──────── Data segment ────────
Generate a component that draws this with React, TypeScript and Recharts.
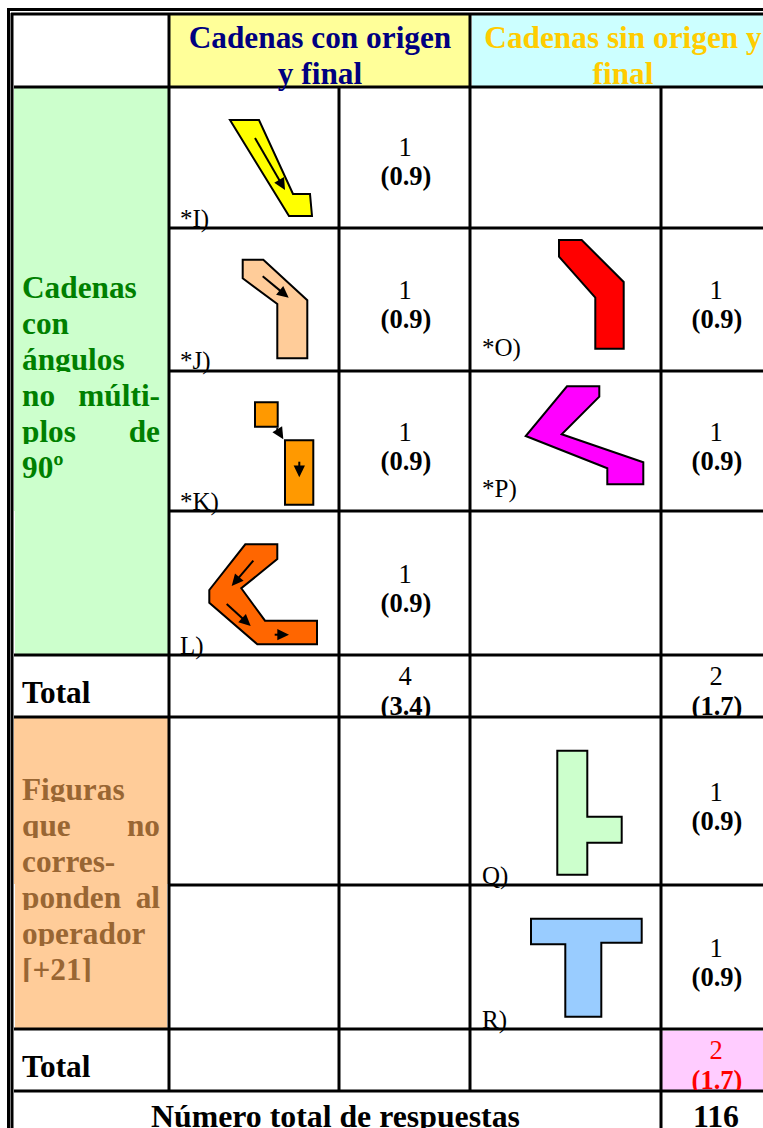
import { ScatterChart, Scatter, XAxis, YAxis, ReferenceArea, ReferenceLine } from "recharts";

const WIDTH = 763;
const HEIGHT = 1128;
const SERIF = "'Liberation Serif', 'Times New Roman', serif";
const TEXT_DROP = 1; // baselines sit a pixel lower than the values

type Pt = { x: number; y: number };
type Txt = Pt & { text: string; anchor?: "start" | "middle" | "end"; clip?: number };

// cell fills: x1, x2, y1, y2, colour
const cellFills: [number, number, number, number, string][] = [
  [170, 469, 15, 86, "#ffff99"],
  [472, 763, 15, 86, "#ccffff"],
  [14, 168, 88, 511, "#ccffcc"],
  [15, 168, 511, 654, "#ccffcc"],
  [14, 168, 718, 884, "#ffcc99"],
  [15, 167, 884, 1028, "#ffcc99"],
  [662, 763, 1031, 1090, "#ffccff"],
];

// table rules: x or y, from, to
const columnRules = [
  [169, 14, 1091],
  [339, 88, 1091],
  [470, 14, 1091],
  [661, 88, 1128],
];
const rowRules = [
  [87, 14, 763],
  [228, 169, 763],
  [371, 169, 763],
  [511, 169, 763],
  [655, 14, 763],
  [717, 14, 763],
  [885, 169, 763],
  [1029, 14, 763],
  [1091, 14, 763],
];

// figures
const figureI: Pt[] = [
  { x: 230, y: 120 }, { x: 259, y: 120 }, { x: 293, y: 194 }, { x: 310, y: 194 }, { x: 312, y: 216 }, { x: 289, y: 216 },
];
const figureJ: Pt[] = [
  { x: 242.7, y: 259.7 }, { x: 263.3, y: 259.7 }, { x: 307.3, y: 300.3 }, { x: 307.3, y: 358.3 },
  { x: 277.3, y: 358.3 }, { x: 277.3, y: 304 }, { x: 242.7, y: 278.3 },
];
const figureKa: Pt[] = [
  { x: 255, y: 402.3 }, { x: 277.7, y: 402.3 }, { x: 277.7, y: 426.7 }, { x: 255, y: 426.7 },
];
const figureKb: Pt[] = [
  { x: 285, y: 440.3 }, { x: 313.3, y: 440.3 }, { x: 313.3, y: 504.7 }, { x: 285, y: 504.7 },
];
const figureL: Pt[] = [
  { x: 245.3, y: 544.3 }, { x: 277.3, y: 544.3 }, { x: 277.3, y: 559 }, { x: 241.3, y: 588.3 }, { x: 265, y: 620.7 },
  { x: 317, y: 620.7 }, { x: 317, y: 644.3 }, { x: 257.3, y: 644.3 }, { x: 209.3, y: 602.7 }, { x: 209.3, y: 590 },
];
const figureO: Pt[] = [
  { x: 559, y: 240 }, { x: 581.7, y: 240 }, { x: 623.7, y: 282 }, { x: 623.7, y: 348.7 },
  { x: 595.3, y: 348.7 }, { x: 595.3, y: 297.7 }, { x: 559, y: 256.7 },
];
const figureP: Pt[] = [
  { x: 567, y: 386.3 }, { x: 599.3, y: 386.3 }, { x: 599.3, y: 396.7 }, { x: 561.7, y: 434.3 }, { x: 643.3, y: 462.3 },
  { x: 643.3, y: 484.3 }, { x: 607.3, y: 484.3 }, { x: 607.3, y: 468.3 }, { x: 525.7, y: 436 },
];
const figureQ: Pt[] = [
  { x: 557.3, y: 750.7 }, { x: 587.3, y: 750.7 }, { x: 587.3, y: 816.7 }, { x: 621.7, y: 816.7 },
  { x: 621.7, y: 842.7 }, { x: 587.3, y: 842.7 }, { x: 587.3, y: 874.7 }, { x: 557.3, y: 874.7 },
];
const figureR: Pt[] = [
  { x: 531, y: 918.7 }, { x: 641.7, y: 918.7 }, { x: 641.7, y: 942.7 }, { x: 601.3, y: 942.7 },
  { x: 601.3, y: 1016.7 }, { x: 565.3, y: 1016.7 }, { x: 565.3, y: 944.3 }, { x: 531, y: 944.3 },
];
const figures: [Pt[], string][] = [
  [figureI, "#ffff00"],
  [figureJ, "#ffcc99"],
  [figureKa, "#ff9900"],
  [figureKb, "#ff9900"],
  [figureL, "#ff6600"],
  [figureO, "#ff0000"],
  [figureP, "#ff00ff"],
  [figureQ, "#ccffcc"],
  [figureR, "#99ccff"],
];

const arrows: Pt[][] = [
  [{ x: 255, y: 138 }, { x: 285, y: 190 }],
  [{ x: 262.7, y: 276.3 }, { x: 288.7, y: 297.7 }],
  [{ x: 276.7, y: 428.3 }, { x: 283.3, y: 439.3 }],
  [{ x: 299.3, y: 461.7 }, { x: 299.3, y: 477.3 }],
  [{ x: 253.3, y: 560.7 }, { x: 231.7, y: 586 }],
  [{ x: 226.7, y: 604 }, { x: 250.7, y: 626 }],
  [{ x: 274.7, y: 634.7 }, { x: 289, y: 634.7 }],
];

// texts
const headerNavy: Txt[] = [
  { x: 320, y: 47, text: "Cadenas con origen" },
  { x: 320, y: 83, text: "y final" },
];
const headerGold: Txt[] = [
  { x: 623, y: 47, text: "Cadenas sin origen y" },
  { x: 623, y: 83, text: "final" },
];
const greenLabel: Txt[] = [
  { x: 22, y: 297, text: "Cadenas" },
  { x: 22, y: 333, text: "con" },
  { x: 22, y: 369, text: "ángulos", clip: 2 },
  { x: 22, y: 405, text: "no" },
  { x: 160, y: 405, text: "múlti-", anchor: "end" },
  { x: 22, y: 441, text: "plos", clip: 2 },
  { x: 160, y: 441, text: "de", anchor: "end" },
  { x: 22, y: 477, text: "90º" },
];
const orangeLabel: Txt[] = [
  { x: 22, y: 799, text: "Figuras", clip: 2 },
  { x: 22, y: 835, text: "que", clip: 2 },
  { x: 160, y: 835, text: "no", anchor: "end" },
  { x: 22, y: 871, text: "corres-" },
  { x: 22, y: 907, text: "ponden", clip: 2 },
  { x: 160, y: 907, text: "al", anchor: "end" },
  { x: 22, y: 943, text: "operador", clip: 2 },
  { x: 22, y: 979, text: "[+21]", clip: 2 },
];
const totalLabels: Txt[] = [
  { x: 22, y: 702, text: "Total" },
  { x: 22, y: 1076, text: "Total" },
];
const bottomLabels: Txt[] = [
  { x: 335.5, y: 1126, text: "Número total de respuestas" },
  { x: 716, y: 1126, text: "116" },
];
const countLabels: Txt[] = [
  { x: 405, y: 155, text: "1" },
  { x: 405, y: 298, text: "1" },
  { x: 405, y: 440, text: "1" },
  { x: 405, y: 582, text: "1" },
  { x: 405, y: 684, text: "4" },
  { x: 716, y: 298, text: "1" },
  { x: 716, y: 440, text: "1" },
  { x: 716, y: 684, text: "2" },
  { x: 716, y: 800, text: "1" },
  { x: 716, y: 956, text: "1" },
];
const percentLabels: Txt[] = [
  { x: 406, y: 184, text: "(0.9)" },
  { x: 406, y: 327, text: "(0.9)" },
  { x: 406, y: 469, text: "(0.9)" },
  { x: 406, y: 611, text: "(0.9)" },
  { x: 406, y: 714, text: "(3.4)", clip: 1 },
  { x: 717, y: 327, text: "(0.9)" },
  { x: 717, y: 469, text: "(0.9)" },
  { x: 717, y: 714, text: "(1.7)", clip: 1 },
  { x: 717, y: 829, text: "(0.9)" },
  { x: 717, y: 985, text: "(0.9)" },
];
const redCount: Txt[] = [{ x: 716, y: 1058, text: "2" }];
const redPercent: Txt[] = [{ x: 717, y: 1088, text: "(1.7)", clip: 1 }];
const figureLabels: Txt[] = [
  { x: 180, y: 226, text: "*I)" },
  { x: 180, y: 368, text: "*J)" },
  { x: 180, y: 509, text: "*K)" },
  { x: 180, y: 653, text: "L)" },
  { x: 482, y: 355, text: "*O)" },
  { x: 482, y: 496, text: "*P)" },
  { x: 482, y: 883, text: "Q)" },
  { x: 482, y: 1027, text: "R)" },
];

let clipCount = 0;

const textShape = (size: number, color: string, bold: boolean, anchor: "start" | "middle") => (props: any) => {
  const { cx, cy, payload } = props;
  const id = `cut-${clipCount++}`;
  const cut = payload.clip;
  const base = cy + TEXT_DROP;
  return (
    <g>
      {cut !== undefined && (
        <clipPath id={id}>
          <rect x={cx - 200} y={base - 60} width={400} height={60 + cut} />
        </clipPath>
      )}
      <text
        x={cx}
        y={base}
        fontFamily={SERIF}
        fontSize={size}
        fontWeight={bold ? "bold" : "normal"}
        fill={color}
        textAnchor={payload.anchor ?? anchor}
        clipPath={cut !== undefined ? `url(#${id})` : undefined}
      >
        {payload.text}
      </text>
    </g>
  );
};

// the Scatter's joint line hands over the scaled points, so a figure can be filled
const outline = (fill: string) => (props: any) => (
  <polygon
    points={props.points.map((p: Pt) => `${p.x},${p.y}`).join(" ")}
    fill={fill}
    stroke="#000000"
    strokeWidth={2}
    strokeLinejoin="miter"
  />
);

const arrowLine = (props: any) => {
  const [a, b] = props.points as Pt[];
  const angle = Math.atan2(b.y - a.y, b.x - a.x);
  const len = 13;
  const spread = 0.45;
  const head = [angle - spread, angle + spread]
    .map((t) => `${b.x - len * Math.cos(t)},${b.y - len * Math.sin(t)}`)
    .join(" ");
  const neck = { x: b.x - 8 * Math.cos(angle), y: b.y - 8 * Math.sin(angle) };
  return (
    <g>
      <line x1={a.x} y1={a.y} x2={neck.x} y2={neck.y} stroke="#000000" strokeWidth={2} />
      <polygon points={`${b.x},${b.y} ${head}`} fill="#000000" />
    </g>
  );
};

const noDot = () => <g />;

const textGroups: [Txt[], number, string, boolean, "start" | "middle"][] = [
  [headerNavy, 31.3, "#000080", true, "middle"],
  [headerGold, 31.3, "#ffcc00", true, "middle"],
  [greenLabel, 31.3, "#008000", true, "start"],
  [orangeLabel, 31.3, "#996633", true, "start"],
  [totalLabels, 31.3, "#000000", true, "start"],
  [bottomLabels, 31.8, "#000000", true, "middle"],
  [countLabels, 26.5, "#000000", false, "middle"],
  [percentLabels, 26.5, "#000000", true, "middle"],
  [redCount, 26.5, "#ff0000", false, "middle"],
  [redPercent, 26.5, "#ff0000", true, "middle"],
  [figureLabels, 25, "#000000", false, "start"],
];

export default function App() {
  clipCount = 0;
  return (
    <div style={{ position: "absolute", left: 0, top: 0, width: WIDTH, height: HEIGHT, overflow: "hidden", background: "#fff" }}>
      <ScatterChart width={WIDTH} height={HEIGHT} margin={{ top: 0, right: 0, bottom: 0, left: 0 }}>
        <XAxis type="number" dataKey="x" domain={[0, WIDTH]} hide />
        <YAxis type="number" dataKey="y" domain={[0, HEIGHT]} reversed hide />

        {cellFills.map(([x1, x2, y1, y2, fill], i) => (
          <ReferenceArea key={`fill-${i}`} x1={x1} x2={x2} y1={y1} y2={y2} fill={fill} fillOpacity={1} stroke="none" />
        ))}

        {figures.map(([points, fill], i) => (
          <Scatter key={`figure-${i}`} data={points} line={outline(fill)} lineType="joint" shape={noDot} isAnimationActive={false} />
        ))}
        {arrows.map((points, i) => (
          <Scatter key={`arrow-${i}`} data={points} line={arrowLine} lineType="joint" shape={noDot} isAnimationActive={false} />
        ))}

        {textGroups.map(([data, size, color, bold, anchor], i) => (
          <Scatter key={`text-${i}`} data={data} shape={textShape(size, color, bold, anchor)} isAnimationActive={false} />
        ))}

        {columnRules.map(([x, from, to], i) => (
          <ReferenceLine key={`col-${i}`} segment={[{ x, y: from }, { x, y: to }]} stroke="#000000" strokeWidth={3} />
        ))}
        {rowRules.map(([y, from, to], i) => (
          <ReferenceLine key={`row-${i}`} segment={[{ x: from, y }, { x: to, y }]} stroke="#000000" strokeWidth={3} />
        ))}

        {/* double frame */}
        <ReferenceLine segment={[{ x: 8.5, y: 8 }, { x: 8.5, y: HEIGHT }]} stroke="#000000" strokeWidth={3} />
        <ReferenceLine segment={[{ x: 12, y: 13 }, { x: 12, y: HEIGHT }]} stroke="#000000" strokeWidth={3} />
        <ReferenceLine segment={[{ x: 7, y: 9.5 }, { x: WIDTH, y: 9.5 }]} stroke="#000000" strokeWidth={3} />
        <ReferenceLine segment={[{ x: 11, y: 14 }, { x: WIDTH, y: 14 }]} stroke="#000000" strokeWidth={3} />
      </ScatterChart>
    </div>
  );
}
────────
## [What the exercise asks]
Make an exact copy of the lines from the top of the material through the line with "type Txt = Pt", pictures excluded.

## [Result for this task]
Generate a component that draws this with React, TypeScript and Recharts.
import { ScatterChart, Scatter, XAxis, YAxis, ReferenceArea, ReferenceLine } from "recharts";

const WIDTH = 763;
const HEIGHT = 1128;
const SERIF = "'Liberation Serif', 'Times New Roman', serif";
const TEXT_DROP = 1; // baselines sit a pixel lower than the values

type Pt = { x: number; y: number };
type Txt = Pt & { text: string; anchor?: "start" | "middle" | "end"; clip?: number };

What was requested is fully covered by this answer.